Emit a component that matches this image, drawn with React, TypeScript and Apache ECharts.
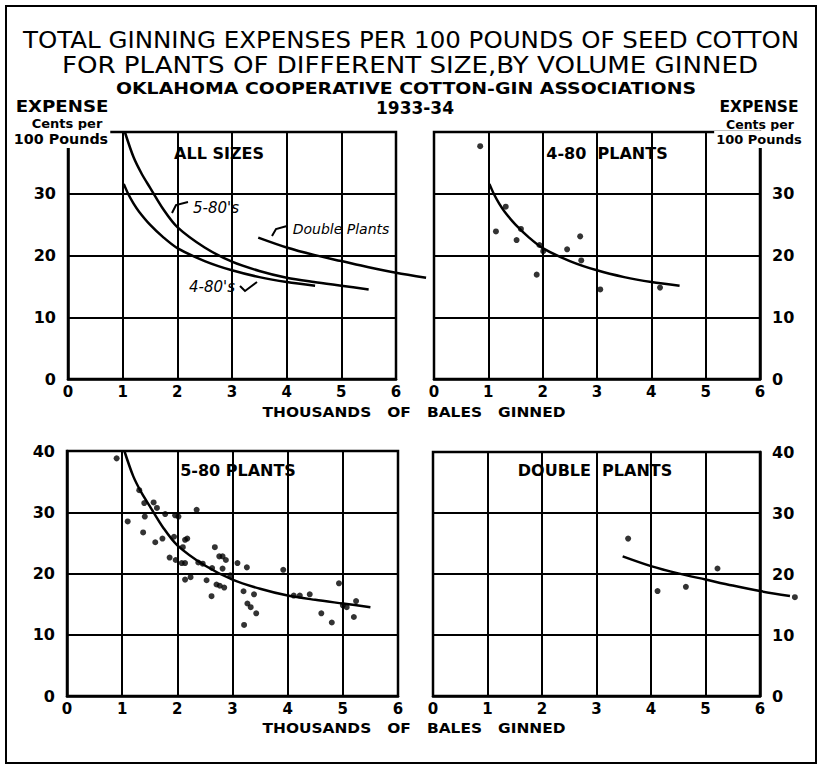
import React, { useEffect, useRef } from "react";
import * as echarts from "echarts";

// ---- data ----
const xTicks = [0, 1, 2, 3, 4, 5, 6];
const yTicks = [0, 10, 20, 30, 40];

// fitted curves (thousands of bales, cents per 100 lb)
const curve580X = [1.04, 1.2, 1.35, 1.5, 1.75, 2, 2.5, 3, 3.5, 4, 4.5, 5, 5.5];
const curve580Y = [40, 35.9, 33.2, 31.0, 27.4, 24.6, 21.3, 19.0, 17.5, 16.4, 15.7, 15.1, 14.5];

const curve480X = [1.02, 1.1, 1.2, 1.3, 1.5, 1.75, 2, 2.5, 3, 3.5, 4, 4.52];
const curve480Y = [31.6, 30.0, 28.4, 27.1, 25.0, 22.9, 21.2, 19.1, 17.6, 16.5, 15.7, 15.1];

const curveDblX = [3.48, 4, 4.5, 5, 5.5, 6, 6.55];
const curveDblY = [22.9, 21.3, 20.1, 19.1, 18.1, 17.2, 16.4];

// scatter points
const pts480X = [0.85, 1.32, 1.14, 1.6, 1.52, 1.94, 2.01, 1.89, 2.45, 2.69, 2.71, 3.06, 4.16];
const pts480Y = [37.7, 27.9, 23.9, 24.3, 22.5, 21.7, 20.7, 16.9, 21.0, 23.1, 19.2, 14.5, 14.8];

const pts580X = [0.9, 1.1, 1.31, 1.4, 1.41, 1.38, 1.57, 1.63, 1.6, 1.73, 1.78, 1.96, 2.02, 1.86, 1.94, 1.97,
  2.08, 2.14, 2.14, 2.18, 2.1, 2.14, 2.24, 2.35, 2.38, 2.46, 2.53, 2.62, 2.63, 2.68, 2.71, 2.77, 2.82, 2.76,
  2.82, 2.88, 2.85, 2.96, 3.09, 3.2, 3.21, 3.26, 3.27, 3.33, 3.39, 3.43, 3.92, 4.11, 4.22, 4.4, 4.61, 4.8,
  4.93, 5.0, 5.07, 5.2, 5.24];
const pts580Y = [38.8, 28.5, 33.6, 31.5, 29.3, 26.7, 31.6, 30.7, 25.1, 25.7, 29.7, 29.5, 29.3, 22.6, 26.0, 22.2,
  21.7, 21.7, 25.5, 25.7, 24.3, 19.0, 19.4, 30.4, 21.8, 21.6, 18.9, 16.3, 20.9, 24.3, 18.2, 18.0, 20.8, 22.8,
  22.8, 22.2, 17.7, 19.7, 21.7, 17.1, 11.6, 21.0, 15.1, 14.5, 16.6, 13.5, 20.6, 16.4, 16.4, 16.6, 13.5, 12.0,
  18.4, 14.8, 14.5, 12.9, 15.5];

const ptsDblX = [3.58, 4.12, 4.64, 5.22, 6.64];
const ptsDblY = [25.8, 17.2, 17.9, 20.9, 16.2];

const panelTitles = ["ALL SIZES", "4-80  PLANTS", "5-80 PLANTS", "DOUBLE  PLANTS"];

const zip = (xs: number[], ys: number[]) => xs.map((x, i) => [x, ys[i]]);

const FONT = "DejaVu Sans";

export default function App() {
  const ref = useRef<HTMLDivElement>(null);
  useEffect(() => {
    if (!ref.current) return;
    const chart = echarts.init(ref.current, null, { renderer: "svg" });

    const grids = [
      { left: 68, top: 132, width: 328, height: 247 },
      { left: 434, top: 132, width: 326, height: 247 },
      { left: 67, top: 451, width: 331, height: 245 },
      { left: 433, top: 452, width: 327, height: 244 },
    ].map((g) => ({ ...g, show: true, borderColor: "#000", borderWidth: 2.5, backgroundColor: "#fff" }));

    const xAxis = grids.map((_, i) => ({
      type: "value",
      gridIndex: i,
      min: 0,
      max: 6,
      interval: 1,
      axisLine: { show: true, onZero: false, lineStyle: { color: "#000", width: 2.5 } },
      axisTick: { show: false },
      splitLine: { show: true, lineStyle: { color: "#000", width: 2 } },
      axisLabel: {
        color: "#000",
        fontFamily: FONT,
        fontWeight: "bold",
        fontSize: 15,
        margin: 5,
        formatter: (v: number) => (xTicks.includes(v) ? String(v) : ""),
      },
    }));

    const yAxis = grids.map((_, i) => ({
      type: "value",
      gridIndex: i,
      min: 0,
      max: 40,
      interval: 10,
      position: i % 2 === 0 ? "left" : "right",
      axisLine: { show: true, onZero: false, lineStyle: { color: "#000", width: 2.5 } },
      axisTick: { show: false },
      splitLine: { show: true, lineStyle: { color: "#000", width: 2 } },
      axisLabel: {
        color: "#000",
        fontFamily: FONT,
        fontWeight: "bold",
        fontSize: 16,
        margin: 12,
        showMaxLabel: i >= 2,
        formatter: (v: number) => (yTicks.includes(v) ? String(v) : ""),
      },
    }));

    const line = (idx: number, xs: number[], ys: number[]) => ({
      type: "line",
      xAxisIndex: idx,
      yAxisIndex: idx,
      data: zip(xs, ys),
      smooth: 0.3,
      showSymbol: false,
      clip: false,
      lineStyle: { color: "#000", width: 2.5 },
      z: 5,
    });
    // custom curve so that it may run past the right edge of the panel, as in the original
    const freeCurve = (idx: number, xs: number[], ys: number[]) => ({
      type: "custom",
      xAxisIndex: idx,
      yAxisIndex: idx,
      clip: false,
      data: [[xs[0], ys[0]]],
      z: 5,
      renderItem: (_p: any, api: any) => ({
        type: "polyline",
        shape: { points: xs.map((x, i) => api.coord([x, ys[i]])), smooth: 0.3 },
        style: { stroke: "#000", lineWidth: 2.5, fill: "none" },
      }),
    });
    const scatter = (idx: number, xs: number[], ys: number[]) => ({
      type: "scatter",
      xAxisIndex: idx,
      yAxisIndex: idx,
      data: zip(xs, ys),
      symbol: "circle",
      symbolSize: 6,
      clip: false,
      itemStyle: { color: "#000" },
      z: 6,
    });

    const series = [
      line(0, curve580X, curve580Y),
      line(0, curve480X, curve480Y),
      freeCurve(0, curveDblX, curveDblY),
      line(1, curve480X, curve480Y),
      scatter(1, pts480X, pts480Y),
      line(2, curve580X, curve580Y),
      scatter(2, pts580X, pts580Y),
      freeCurve(3, curveDblX, curveDblY),
      scatter(3, ptsDblX, ptsDblY),
    ];

    const txt = (x: number, y: number, text: string, size: number, opts: any = {}, scaleX = 1) => ({
      type: "text",
      x,
      y,
      scaleX,
      z: 20,
      style: {
        text,
        fill: "#000",
        fontFamily: FONT,
        fontSize: size,
        fontWeight: "bold",
        align: "center",
        verticalAlign: "middle",
        ...opts,
      },
    });
    const bgWhite = { backgroundColor: "#fff", padding: [1, 2, 3, 2] };

    const graphic = [
      {
        type: "rect",
        shape: { x: 6, y: 6, width: 810, height: 757 },
        style: { fill: "none", stroke: "#000", lineWidth: 2 },
      },
      txt(411, 40, "TOTAL GINNING EXPENSES PER 100 POUNDS OF SEED COTTON", 22.5, { fontWeight: "normal" }, 1.09),
      txt(410, 65, "FOR PLANTS OF DIFFERENT SIZE,BY VOLUME GINNED", 22.5, { fontWeight: "normal" }, 1.16),
      txt(406, 89, "OKLAHOMA COOPERATIVE COTTON-GIN ASSOCIATIONS", 16, {}, 1.18),
      txt(415, 108, "1933-34", 17, {}),
      txt(62, 106.5, "EXPENSE", 16.5, {}, 1.1),
      txt(67, 123.5, "Cents per", 13),
      txt(61, 139, "100 Pounds", 13.5, bgWhite, 1.06),
      txt(759, 106.5, "EXPENSE", 15.5),
      txt(760, 124, "Cents per", 12.5),
      txt(759, 139.5, "100 Pounds", 13, bgWhite),
      txt(414, 412, "THOUSANDS   OF   BALES   GINNED", 14, {}, 1.1),
      txt(414, 728, "THOUSANDS   OF   BALES   GINNED", 14, {}, 1.1),
      txt(219, 153, panelTitles[0], 16),
      txt(607, 153, panelTitles[1], 16),
      txt(238, 470, panelTitles[2], 16),
      txt(595, 470, panelTitles[3], 16),
      txt(216, 208, "5-80's", 15, { fontStyle: "italic", fontWeight: "normal" }),
      txt(341, 229, "Double Plants", 14, { fontStyle: "italic", fontWeight: "normal" }),
      txt(212, 287, "4-80's", 15, { fontStyle: "italic", fontWeight: "normal" }),
      {
        type: "polyline",
        z: 20,
        shape: { points: [[172, 213], [176, 205], [188, 202]] },
        style: { stroke: "#000", lineWidth: 2, fill: "none" },
      },
      {
        type: "polyline",
        z: 20,
        shape: { points: [[272, 236], [276, 229], [287, 226]] },
        style: { stroke: "#000", lineWidth: 2, fill: "none" },
      },
      {
        type: "polyline",
        z: 20,
        shape: { points: [[240, 286], [245, 291], [257, 282]] },
        style: { stroke: "#000", lineWidth: 2, fill: "none" },
      },
    ];

    chart.setOption({
      animation: false,
      backgroundColor: "#fff",
      grid: grids,
      xAxis,
      yAxis,
      series,
      graphic,
    });
    return () => chart.dispose();
  }, []);

  return (
    <div
      ref={ref}
      style={{ position: "fixed", left: 0, top: 0, width: 821, height: 774, background: "#fff" }}
    />
  );
}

- Written instruction
Extract, word for word, each line from the top of the data down to and including the line with "const curveDblY = [22.9, 21.3, 20.1, 19.1, 18.1, 17.2, 16.4];"; skip the pictures.

- Full output
Emit a component that matches this image, drawn with React, TypeScript and Apache ECharts.
import React, { useEffect, useRef } from "react";
import * as echarts from "echarts";

// ---- data ----
const xTicks = [0, 1, 2, 3, 4, 5, 6];
const yTicks = [0, 10, 20, 30, 40];

// fitted curves (thousands of bales, cents per 100 lb)
const curve580X = [1.04, 1.2, 1.35, 1.5, 1.75, 2, 2.5, 3, 3.5, 4, 4.5, 5, 5.5];
const curve580Y = [40, 35.9, 33.2, 31.0, 27.4, 24.6, 21.3, 19.0, 17.5, 16.4, 15.7, 15.1, 14.5];

const curve480X = [1.02, 1.1, 1.2, 1.3, 1.5, 1.75, 2, 2.5, 3, 3.5, 4, 4.52];
const curve480Y = [31.6, 30.0, 28.4, 27.1, 25.0, 22.9, 21.2, 19.1, 17.6, 16.5, 15.7, 15.1];

const curveDblX = [3.48, 4, 4.5, 5, 5.5, 6, 6.55];
const curveDblY = [22.9, 21.3, 20.1, 19.1, 18.1, 17.2, 16.4];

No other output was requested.